King, a native of Dothan, Alabama, says a career in the armed forces had been a lifelong dream before he enrolled at UAB.
“I remember making a comment about going to Officer Candidate School after I finished my degree, and my dad suggested ROTC,” King said. After looking into his options, King applied for an ROTC scholarship — and received much more than that.
During his time at UAB, King has earned multiple scholarships, including the Golden Excellence scholarship, an Army ROTC scholarship and the Francis J. Dupuis scholarship.
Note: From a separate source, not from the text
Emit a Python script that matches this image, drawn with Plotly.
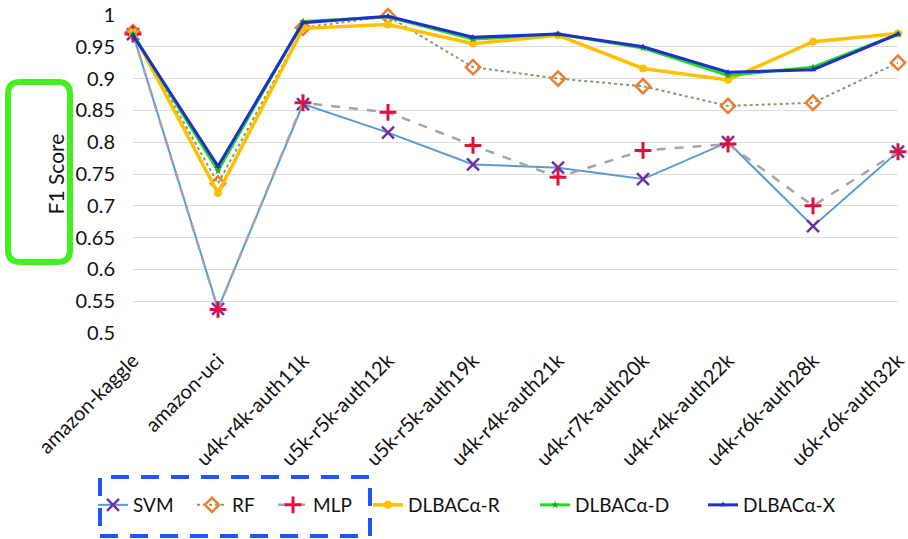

In 2016, he was inducted into the Pi Tau Sigma Mechanical Engineering Honor Society and was hand-selected as UAB’s intern to the Huntsville Cyber Program.
“In 2015, Cadet King earned the Superior Cadet Award for his top standing in ROTC, as well as graduating from the physically and mentally demanding Air Assault School as the Distinguished Honor Graduate,” Skells said.
All of this was accomplished while simultaneously mastering a grueling engineering course load and keeping up with the demands of a vigorous training schedule.
“ROTC is a great complement to the engineering curriculum,” King said. “As engineering students, we spend a lot of time in the library working our brains, and then ROTC gets me outside exercising. Focusing throughout the day is always easier when I’ve gotten some good physical training in that morning. ROTC also forces you to learn self-discipline, and that really helps when it’s time to sit down and knock out homework.”
That discipline has paid off. In his nomination letter, School of Engineering Dean Iwan Alexander, Ph.D., wrote that King “has demonstrated outstanding professional skill, knowledge and leadership. His senior thesis concerns the validation of two computational fluid dynamics approaches to the calculation of low-speed flows associated with small drones. It is part of a larger project underway at UAB that is funded by the U.S. Army CREATE-AV program.”
Upon graduating, King says he plans to commission into the Alabama National Guard as an aviation officer. “I want to go to work for an aerospace engineering company, complete a master’s degree in aerospace engineering, and build my flight hours until I can apply for Boeing’s test-pilot program,” he said. “A long-range ‘crazy’ goal is to be an astronaut.”